Problems with this blog.

The problem posed by the author is somewhat of a straw man argument: "The trouble is once you go to more than a few thousand cores the shared memory - shared time concept falls to bits."

Multiple processors in a single multicore aren't required even today to be in lockstep in time (it is actually very difficult to do this). Yes, locally within each core and privates caches they do maintain a synchronous clock, but cores can run in their own clock domains. So I don't buy the argument about scaling with "shared time".

Secondly, the author states that the "future" of computing should automatically be massively parallel. Clearly they are forgetting about Amdahl's Law (http://en.wikipedia.org/wiki/Amdahl's_law). If your application is 99.9% parallelizable, the MOST speedup I can expect to achieve is 1000X, forget about millions. High sequential performance (ala out-of-order execution, etc.) will not be going away anytime in the near future simply because they are best equipped to deal with serial regions of an application.
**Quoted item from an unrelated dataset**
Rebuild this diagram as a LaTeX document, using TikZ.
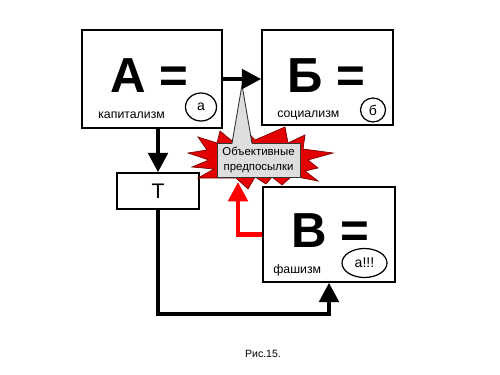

Finally, I was under the impression that they were talking about fitting "millions" of cores onto a single die, until I read the to the end of the post that they are connecting multiple boards via multi-gigabit links. Each chip on a board has about 20 or so cores with privates caches or local store. They talk to other cores on other boards through off-chip links...... SO isn't this just a plain old message passing computer?! What's the novelty here? Am I missing something?